El caballero hospitalario
(Leyenda de Rodas)
En la isla de Rodas hizo su aparición, hace varios siglos, un terrible dragón, que, aposentándose en aquellos contornos, provocó la huida de todos los labradores, los cuales, espantados ante las bocanadas de fuego y las negras nubes de humo que salían de sus enormes fauces, abandonaron el campo. Los daños llegaron a tener mayor importancia cuando el monstruo, hambriento en ocasiones, empezó a hacer presa de sus garras a un sinfín de animales y a varias personas poco previsoras, que se vieron obligadas a pasar cerca de él. Se pensó, claro está, en la manera de exterminar a aquel ogro; pero no existía ningún hombre con suficiente capacidad para llevar a cabo la arriesgada aventura.
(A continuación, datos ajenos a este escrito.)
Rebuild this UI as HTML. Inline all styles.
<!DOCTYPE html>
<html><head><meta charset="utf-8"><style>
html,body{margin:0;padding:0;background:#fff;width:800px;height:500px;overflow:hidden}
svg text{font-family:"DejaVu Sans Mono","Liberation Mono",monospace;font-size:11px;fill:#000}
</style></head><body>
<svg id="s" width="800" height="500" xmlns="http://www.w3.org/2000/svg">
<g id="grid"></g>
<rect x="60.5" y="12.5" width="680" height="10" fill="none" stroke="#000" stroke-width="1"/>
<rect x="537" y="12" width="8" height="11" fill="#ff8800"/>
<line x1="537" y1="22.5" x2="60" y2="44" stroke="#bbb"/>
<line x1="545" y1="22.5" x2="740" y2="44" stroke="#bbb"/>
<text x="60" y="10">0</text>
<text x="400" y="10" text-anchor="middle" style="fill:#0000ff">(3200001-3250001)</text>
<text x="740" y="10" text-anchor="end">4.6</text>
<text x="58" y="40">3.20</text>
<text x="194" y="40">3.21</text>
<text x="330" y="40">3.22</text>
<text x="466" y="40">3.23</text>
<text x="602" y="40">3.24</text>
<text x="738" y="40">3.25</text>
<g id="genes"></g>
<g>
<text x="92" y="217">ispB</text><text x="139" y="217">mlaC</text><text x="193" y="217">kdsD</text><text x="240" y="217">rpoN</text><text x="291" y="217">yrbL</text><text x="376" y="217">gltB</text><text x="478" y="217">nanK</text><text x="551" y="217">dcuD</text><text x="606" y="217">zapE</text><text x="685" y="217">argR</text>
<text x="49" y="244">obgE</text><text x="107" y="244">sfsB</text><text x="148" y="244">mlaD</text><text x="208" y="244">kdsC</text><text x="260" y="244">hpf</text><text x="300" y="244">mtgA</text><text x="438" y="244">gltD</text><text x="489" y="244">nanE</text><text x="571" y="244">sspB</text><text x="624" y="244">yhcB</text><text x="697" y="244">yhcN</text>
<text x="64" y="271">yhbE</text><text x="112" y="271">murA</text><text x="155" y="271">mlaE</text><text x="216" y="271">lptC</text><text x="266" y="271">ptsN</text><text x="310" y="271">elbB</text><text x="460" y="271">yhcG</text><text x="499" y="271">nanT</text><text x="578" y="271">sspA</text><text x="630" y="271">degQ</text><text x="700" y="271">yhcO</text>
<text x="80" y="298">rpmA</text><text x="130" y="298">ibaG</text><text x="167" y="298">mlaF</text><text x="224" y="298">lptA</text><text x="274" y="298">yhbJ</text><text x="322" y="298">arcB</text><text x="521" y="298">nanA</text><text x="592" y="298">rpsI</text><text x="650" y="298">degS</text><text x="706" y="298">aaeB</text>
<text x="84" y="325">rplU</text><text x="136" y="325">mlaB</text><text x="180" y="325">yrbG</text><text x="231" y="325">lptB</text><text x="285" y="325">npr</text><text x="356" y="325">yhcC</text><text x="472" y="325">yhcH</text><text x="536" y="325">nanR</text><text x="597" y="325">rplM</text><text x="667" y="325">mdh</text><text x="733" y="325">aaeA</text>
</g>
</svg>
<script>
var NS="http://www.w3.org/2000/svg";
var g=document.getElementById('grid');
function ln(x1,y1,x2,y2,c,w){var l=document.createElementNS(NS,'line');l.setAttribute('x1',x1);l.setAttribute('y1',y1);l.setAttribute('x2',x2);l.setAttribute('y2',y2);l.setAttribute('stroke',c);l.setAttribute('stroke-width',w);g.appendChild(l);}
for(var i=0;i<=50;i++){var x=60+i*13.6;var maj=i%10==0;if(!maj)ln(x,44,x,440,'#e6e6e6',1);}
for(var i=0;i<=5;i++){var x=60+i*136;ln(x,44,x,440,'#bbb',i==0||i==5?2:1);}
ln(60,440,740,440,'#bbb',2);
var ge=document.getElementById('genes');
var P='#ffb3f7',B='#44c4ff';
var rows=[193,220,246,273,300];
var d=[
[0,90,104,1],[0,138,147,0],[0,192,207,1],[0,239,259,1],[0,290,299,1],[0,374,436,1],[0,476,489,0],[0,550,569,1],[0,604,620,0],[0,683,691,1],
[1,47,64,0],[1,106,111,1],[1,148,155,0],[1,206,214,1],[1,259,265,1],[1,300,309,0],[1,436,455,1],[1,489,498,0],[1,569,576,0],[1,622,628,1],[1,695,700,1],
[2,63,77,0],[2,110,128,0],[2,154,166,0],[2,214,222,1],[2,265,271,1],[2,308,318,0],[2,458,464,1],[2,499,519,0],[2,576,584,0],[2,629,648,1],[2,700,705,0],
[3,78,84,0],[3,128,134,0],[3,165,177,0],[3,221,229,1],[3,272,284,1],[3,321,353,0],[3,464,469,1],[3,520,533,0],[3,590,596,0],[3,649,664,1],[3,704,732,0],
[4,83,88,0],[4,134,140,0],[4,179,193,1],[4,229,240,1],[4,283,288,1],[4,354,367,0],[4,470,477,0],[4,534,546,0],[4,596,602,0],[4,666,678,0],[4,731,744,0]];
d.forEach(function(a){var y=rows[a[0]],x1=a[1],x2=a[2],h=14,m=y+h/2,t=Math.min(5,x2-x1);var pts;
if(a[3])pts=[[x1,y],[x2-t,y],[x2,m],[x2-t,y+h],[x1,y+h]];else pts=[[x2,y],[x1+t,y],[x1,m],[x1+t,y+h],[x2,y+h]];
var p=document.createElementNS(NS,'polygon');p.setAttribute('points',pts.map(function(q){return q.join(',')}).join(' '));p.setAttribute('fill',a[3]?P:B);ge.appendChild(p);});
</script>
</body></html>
Un día, por fin, llegó la noticia de que los caballeros Hospitalarios, que tenían un monasterio en una colina próxima, se ofrecían a matar el dragón. El Gran Maestre de la Orden había designado a uno de sus caballeros para que fuera en su busca, ofreciéndole, si triunfaba en la empresa, una magnífica cruz de oro, como galardón. Animado éste, y deseoso de llevar a cabo tan decisiva heroicidad, se dirigió al lugar en que el coloso tenía su morada. En el monasterio esperaban impacientes su regreso; pero pasaron los días, y nadie tuvo más noticias de él.
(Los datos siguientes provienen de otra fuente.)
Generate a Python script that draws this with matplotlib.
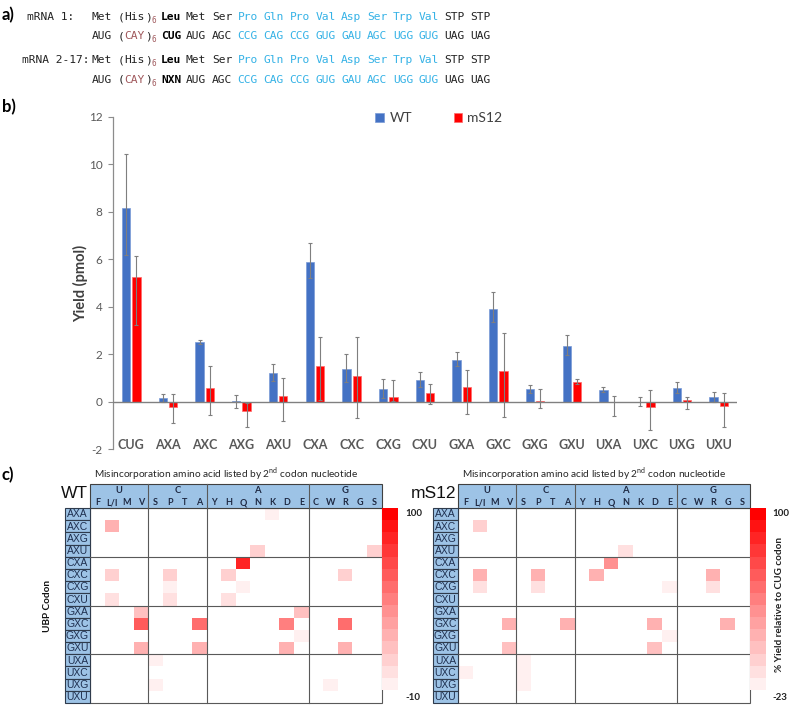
import numpy as np
import matplotlib
matplotlib.use("Agg")
import matplotlib.pyplot as plt
from matplotlib.colors import LinearSegmentedColormap
from matplotlib.patches import Rectangle

plt.rcParams["mathtext.fontset"] = "custom"
plt.rcParams["mathtext.rm"] = "Lato"
plt.rcParams["axes.unicode_minus"] = False

# ---------------- data ----------------
codons = ["CUG", "AXA", "AXC", "AXG", "AXU", "CXA", "CXC", "CXG", "CXU",
          "GXA", "GXC", "GXG", "GXU", "UXA", "UXC", "UXG", "UXU"]
wt_yield = [8.14, 0.16, 2.50, 0.01, 1.19, 5.89, 1.39, 0.55, 0.91,
            1.76, 3.92, 0.52, 2.36, 0.51, 0.00, 0.58, 0.20]
wt_err_lo = [1.96, 0.16, 0.06, 0.29, 0.30, 0.67, 0.55, 0.39, 0.30,
             0.26, 0.58, 0.17, 0.41, 0.11, 0.20, 0.23, 0.20]
wt_err_hi = [2.28, 0.16, 0.11, 0.29, 0.40, 0.80, 0.61, 0.41, 0.33,
             0.32, 0.69, 0.17, 0.43, 0.12, 0.18, 0.24, 0.21]
ms12_yield = [5.24, -0.22, 0.58, -0.41, 0.24, 1.49, 1.08, 0.18, 0.38,
              0.62, 1.29, 0.02, 0.84, 0.00, -0.22, 0.09, -0.18]
ms12_err_lo = [2.01, 0.69, 1.15, 0.66, 1.07, 1.42, 1.78, 0.15, 0.49,
               1.12, 1.93, 0.30, 0.11, 0.61, 0.97, 0.41, 0.87]
ms12_err_hi = [0.89, 0.56, 0.94, 0.34, 0.77, 1.23, 1.64, 0.75, 0.35,
               0.70, 1.59, 0.50, 0.12, 0.23, 0.71, 0.10, 0.53]

ubp_rows = ["AXA", "AXC", "AXG", "AXU", "CXA", "CXC", "CXG", "CXU",
            "GXA", "GXC", "GXG", "GXU", "UXA", "UXC", "UXG", "UXU"]
amino_cols = ["F", "L/I", "M", "V", "S", "P", "T", "A", "Y", "H", "Q", "N",
              "K", "D", "E", "C", "W", "R", "G", "S"]
nuc_groups = ["U", "C", "A", "G"]
group_sizes = [4, 4, 7, 5]

# (row codon, column index, % yield relative to CUG)
wt_cells = [("AXA", 12, -8), ("AXC", 1, 21.7), ("AXU", 11, 5.8), ("AXU", 19, 5.8),
            ("CXA", 10, 82.7),
            ("CXC", 1, 11.8), ("CXC", 5, 11.8), ("CXC", 9, 11.8), ("CXC", 17, 11.8),
            ("CXG", 5, -5), ("CXG", 10, -5),
            ("CXU", 1, 0.9), ("CXU", 5, 0.9), ("CXU", 9, 0.9),
            ("GXA", 3, 17.7), ("GXA", 14, 17.7),
            ("GXC", 3, 58.5), ("GXC", 7, 51.6), ("GXC", 13, 48.2), ("GXC", 17, 51.6),
            ("GXG", 14, -6),
            ("GXU", 3, 25.6), ("GXU", 7, 25.6), ("GXU", 13, 25.6), ("GXU", 17, 25.6),
            ("UXA", 4, -8.5), ("UXG", 4, -5), ("UXG", 16, -5)]
ms12_cells = [("AXC", 1, -3.6), ("AXU", 11, -11.9), ("CXA", 10, 30.1),
              ("CXC", 1, 15.7), ("CXC", 5, 15.7), ("CXC", 9, 15.7), ("CXC", 17, 15.7),
              ("CXG", 1, -14.1), ("CXG", 5, -14.1), ("CXG", 14, -16.4), ("CXG", 17, -14.1),
              ("GXC", 3, 16.9), ("GXC", 7, 16.9), ("GXC", 13, 16.9), ("GXC", 18, 16.9),
              ("GXG", 14, -18.6), ("GXU", 3, 4.7), ("GXU", 13, 4.7),
              ("UXA", 4, -22), ("UXC", 0, -22), ("UXC", 4, -22), ("UXG", 4, -16.4)]
wt_range = (-10, 100)
ms12_range = (-23, 100)

aa_tail = ["Met", "Ser", "Pro", "Gln", "Pro", "Val", "Asp", "Ser", "Trp", "Val", "STP", "STP"]
codon_tail = ["AUG", "AGC", "CCG", "CAG", "CCG", "GUG", "GAU", "AGC", "UGG", "GUG", "UAG", "UAG"]
tail_blue = [False, False] + [True] * 8 + [False, False]

# ---------------- figure ----------------
W, H = 791, 717
fig = plt.figure(figsize=(W / 100, H / 100), dpi=100)


def rect(x0, y0, x1, y1):
    return [x0 / W, 1 - y1 / H, (x1 - x0) / W, (y1 - y0) / H]


def ftext(x, y, s, **kw):
    return fig.text(x / W, 1 - y / H, s, **kw)


# ---------------- panel a ----------------
MONO = "DejaVu Sans Mono"
FS = 8.1
CW = 0.602 * FS * 100 / 72
SKY = "#35B2E6"
CAYC = "#A0585C"
INK = "#222222"
ftext(2, 15, "a)", fontsize=12, fontweight="bold", family="Lato", va="center")


def seq_line(yb, first, inner, inner_col, key, tail, blue_flags):
    kw = dict(family=MONO, fontsize=FS, va="baseline", ha="left")
    ftext(92, yb, first, color=INK, **kw)
    ftext(117.5, yb, "(", color=INK, **kw)
    ftext(117.5 + CW, yb, inner, color=inner_col, **kw)
    ftext(117.5 + 4 * CW, yb, ")", color=INK, **kw)
    ftext(152, yb + 3, "6", family=MONO, fontsize=5.5, va="baseline", ha="left", color=CAYC)
    ftext(161, yb, key, color="black", fontweight="bold", **kw)
    for k, (tok, b) in enumerate(zip(tail, blue_flags)):
        ftext(186 + 25.85 * k, yb, tok, color=SKY if b else INK, **kw)


ftext(27, 20, "mRNA 1:", family=MONO, fontsize=FS, va="baseline", color=INK)
seq_line(20, "Met", "His", INK, "Leu", aa_tail, tail_blue)
seq_line(39.3, "AUG", "CAY", CAYC, "CUG", codon_tail, tail_blue)
ftext(89.5, 63.3, "mRNA 2-17:", family=MONO, fontsize=FS, va="baseline", ha="right", color=INK)
seq_line(63.3, "Met", "His", INK, "Leu", aa_tail, tail_blue)
seq_line(82.7, "AUG", "CAY", CAYC, "NXN", codon_tail, tail_blue)

# ---------------- panel b ----------------
ftext(2, 107, "b)", fontsize=12, fontweight="bold", family="Lato", va="center")
axb = fig.add_axes(rect(113, 116.7, 737, 449.2))
x = np.arange(len(codons))
ekw = dict(ecolor="#7F7F7F", elinewidth=0.8, capsize=1.6, capthick=0.8)
axb.bar(x - 0.14, wt_yield, 0.225, color="#4472C4", edgecolor="#7A9AD6", linewidth=0.5,
        yerr=[wt_err_lo, wt_err_hi], error_kw=ekw, label="WT", zorder=2)
axb.bar(x + 0.14, ms12_yield, 0.225, color="#FF0000", edgecolor="#FF6A6A", linewidth=0.5,
        yerr=[ms12_err_lo, ms12_err_hi], error_kw=ekw, label="mS12", zorder=2)
axb.axhline(0, color="#808080", lw=1.0, zorder=3)
axb.set_xlim(-0.5, len(codons) - 0.5)
axb.set_ylim(-2, 12)
axb.set_yticks(np.arange(-2, 13, 2))
for s in ["top", "right", "bottom"]:
    axb.spines[s].set_visible(False)
axb.spines["left"].set_color("#8C8C8C")
axb.spines["left"].set_linewidth(0.9)
axb.tick_params(axis="y", direction="out", length=3.5, width=0.8, color="#8C8C8C",
                labelcolor="#595959", labelsize=8.5, pad=4)
axb.set_xticks(x)
axb.set_xticklabels(codons, fontweight="bold", color="#595959", fontsize=9.0, family="Lato")
axb.tick_params(axis="x", length=0, pad=-7.5)
for lab in axb.get_yticklabels():
    lab.set_family("Lato")
ftext(81, 283, "Yield (pmol)", rotation=90, fontsize=10.5, fontweight="bold", family="Lato",
      color="#404040", ha="center", va="center")
leg = axb.legend(loc="center", bbox_to_anchor=(439 / W, 1 - 118 / H), bbox_transform=fig.transFigure,
                 ncol=2, frameon=False, handlelength=0.6, handleheight=0.6,
                 handletextpad=0.4, columnspacing=3.0, prop=dict(family="Lato", size=10))
for t in leg.get_texts():
    t.set_color("#404040")

# ---------------- panel c ----------------
ftext(2, 475, "c)", fontsize=12, fontweight="bold", family="Lato", va="center")
cmap = LinearSegmentedColormap.from_list(
    "yieldreds", [(0, "#FFF0F0"), (0.45, "#FF8C8C"), (1, "#FF0000")], N=15)
BOXBLUE = "#9DC3E6"
LINEC = "#595959"


def heat(x0, cells, vrange, name, cb_lab_x):
    rw_px, hh_px = 25.0, 24.0
    gx0 = x0 + rw_px
    gx1 = gx0 + 291.5
    gy0, gy1 = 508.0, 703.0
    cw = (gx1 - gx0) / 20
    rh = (gy1 - gy0) / 16
    rw, hh = rw_px / cw, hh_px / rh
    ax = fig.add_axes(rect(x0, gy0 - hh_px, gx1, gy1))
    ax.set_xlim(-rw, 20)
    ax.set_ylim(16, -hh)
    ax.axis("off")
    data = np.full((16, 20), np.nan)
    for r, c, v in cells:
        data[ubp_rows.index(r), c] = v
    mesh = ax.pcolormesh(np.arange(21), np.arange(17), np.ma.masked_invalid(data),
                         cmap=cmap, vmin=vrange[0], vmax=vrange[1], zorder=1)
    ax.add_patch(Rectangle((0, 0), 20, 16, fill=False, ec=LINEC, lw=0.8, clip_on=False, zorder=3))
    ax.add_patch(Rectangle((0, -hh), 20, hh, fc=BOXBLUE, ec="#404040", lw=0.8, clip_on=False, zorder=3))
    edges = np.cumsum(group_sizes)
    starts = edges - np.array(group_sizes)
    for e in edges[:-1]:
        ax.plot([e, e], [-hh, 16], color=LINEC, lw=0.8, clip_on=False, zorder=4)
    for r in [4, 8, 12]:
        ax.plot([0, 20], [r, r], color=LINEC, lw=0.8, clip_on=False, zorder=4)
    for g, s0, n in zip(nuc_groups, starts, group_sizes):
        ax.text(s0 + n / 2, -hh + 7 / rh, g, ha="center", va="center", fontsize=6.8,
                fontweight="bold", family="Lato", color="#1F2A44", zorder=5)
    for c, a in enumerate(amino_cols):
        ax.text(c + 0.5, -5 / rh, a, ha="center", va="center", fontsize=6.5,
                fontweight="bold", family="Lato", color="#1F2A44", zorder=5)
    for i, lab in enumerate(ubp_rows):
        ax.add_patch(Rectangle((-rw, i), rw, 1, fc=BOXBLUE, ec="#2F3B4C", lw=0.8,
                               clip_on=False, zorder=3))
        ax.text(-rw / 2, i + 0.52, lab, ha="center", va="center", fontsize=7.5,
                family="Liberation Sans", color="#1F3050", zorder=5)
    ftext((gx0 + gx1) / 2 - 10, 474, "Misincorporation amino acid listed by 2$^{\\rm nd}$ codon nucleotide",
          ha="center", va="center", fontsize=7.3, family="Lato", color="#262626")
    ftext(gx0 - 2, 494, name, ha="right", va="center", fontsize=12.5, family="Liberation Sans",
          color="#111111")
    cax = fig.add_axes(rect(gx1, 508, gx1 + 16.5, 690))
    cb = fig.colorbar(mesh, cax=cax)
    cb.set_ticks([])
    cb.outline.set_visible(False)
    ftext(cb_lab_x, 514, "100", fontsize=7, fontweight="bold", family="Lato", va="center",
          color="#222222")
    ftext(cb_lab_x, 697, "%d" % vrange[0], fontsize=7, fontweight="bold", family="Lato",
          va="center", color="#222222")
    return ax


heat(65, wt_cells, wt_range, "WT", 405)
heat(433, ms12_cells, ms12_range, "mS12", 772)
ftext(48, 606, "UBP Codon", rotation=90, fontsize=7.2, fontweight="bold", family="Lato",
      ha="center", va="center", color="#111111")
ftext(779, 605, "% Yield relative to CUG codon", rotation=90, fontsize=7.2, fontweight="bold",
      family="Lato", ha="center", va="center", color="#222222")

fig.savefig("out.png", dpi=100)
Previendo el Gran Maestre que habría muerto entre las garras del sanguinario monstruo, designó a otro arrojado caballero para que probara suerte; pero también éste desapareció sin dejar la menor huella. Desalentado ya, en cierto modo, envió otros dos caballeros de los más avezados en la lucha; pero el fracaso se repitió con trágica insistencia. Viendo el Gran Maestre que cuatro de sus más diestros caballeros habían sucumbido, prohibió terminantemente que nadie volviera a intentar la arriesgada empresa.
El amor propio de uno de los Hospitalarios, que hasta entonces no había hecho otra cosa que esperar a sus compañeros sin el menor deseo de imitarlos, se sintió entonces herido al verse considerado como impotente para llevar a cabo la empresa que al principio se propusieran, y, puesto que el Gran Maestre les había prohibido otra nueva intentona, decidió probar suerte secretamente, huyendo del monasterio. Durante tres meses estuvo alejado de allí, ejercitándose en el manejo de las armas y en el dominio de sus músculos.
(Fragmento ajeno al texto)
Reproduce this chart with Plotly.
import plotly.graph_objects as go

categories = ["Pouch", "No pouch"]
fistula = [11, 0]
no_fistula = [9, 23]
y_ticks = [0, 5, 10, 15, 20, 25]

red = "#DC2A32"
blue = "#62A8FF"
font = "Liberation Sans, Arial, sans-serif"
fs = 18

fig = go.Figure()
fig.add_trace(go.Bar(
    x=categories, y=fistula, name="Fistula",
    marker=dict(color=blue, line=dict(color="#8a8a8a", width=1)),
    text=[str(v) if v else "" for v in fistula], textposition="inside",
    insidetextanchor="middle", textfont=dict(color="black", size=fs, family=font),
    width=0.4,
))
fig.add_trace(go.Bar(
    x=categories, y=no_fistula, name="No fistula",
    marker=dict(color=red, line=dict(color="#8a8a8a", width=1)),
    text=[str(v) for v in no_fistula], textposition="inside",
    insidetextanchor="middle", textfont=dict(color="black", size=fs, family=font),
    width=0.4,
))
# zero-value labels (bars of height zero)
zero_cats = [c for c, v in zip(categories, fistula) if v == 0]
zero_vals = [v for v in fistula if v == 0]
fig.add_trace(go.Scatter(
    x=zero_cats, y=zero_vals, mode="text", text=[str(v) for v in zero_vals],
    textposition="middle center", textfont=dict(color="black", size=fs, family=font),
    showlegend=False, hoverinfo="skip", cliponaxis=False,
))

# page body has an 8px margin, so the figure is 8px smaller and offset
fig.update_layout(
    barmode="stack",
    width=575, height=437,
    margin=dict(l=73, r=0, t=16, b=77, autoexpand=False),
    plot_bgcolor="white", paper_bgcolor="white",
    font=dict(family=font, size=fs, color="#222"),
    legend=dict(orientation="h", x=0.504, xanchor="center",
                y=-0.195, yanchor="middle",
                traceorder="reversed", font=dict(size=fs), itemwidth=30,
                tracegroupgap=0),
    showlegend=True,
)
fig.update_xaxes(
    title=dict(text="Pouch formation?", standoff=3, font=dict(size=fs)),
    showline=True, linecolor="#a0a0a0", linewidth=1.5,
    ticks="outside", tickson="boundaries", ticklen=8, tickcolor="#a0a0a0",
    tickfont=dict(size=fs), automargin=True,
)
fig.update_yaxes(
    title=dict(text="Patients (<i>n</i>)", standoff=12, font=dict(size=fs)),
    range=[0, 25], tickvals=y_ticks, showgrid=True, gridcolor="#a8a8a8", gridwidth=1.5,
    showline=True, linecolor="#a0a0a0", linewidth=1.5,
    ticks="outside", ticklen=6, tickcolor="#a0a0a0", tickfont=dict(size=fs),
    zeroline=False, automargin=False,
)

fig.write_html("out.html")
Una vez que se sintió ágil y seguro de sí mismo, marchó esperanzado en busca del dragón. Ya estaba cerca de su guarida cuando empezó a percibir el sofocante olor del humo que expelía con gran fuerza a cada nuevo rugido. Siempre con mayor audacia, se aproximó más y más al monstruo, y cuando ya estuvo cerca, se lanzó bravamente contra él. La fiera se defendió con su natural y extraordinaria fuerza, pero el caballero Hospitalario, que, a más de sus armas y defensas, poseía una singular astucia, logró asestar al reptil un buen número de certeros golpes y, después de una igualada y tremenda lucha, lo dejó muerto.
Poco tiempo después, el cadáver del dragón estaba rodeado de una multitud de vecinos que aclamaban con entusiasmo al héroe. Pero cuando llegó al monasterio, se le acabaron las alabanzas, porque el Gran Maestre, fiel a su consigna, le reprendió duramente por su desobediencia y se negó a otorgarle la cruz de oro que originalmente había ofrecido. Y, como castigo a su falta de disciplina, le mandó encerrar en una oscura celda.
El caballero, tranquila, no obstante, su conciencia, y convencido de que había hecho un bien a las gentes, se quitó humildemente sus arreos de batalla, consciente también de la rebeldía cometida, y se dirigió a su celda. El Gran Maestre, entonces, comprendiendo que aquel héroe no sólo había expuesto desinteresadamente su vida, sino que se mostraba sumiso y obediente, admiró su gran espíritu, en el que tantas virtudes existían, y, orgulloso de él, fue a la celda para otorgarle su perdón con un abrazo y condecorarle con la merecida cruz de oro.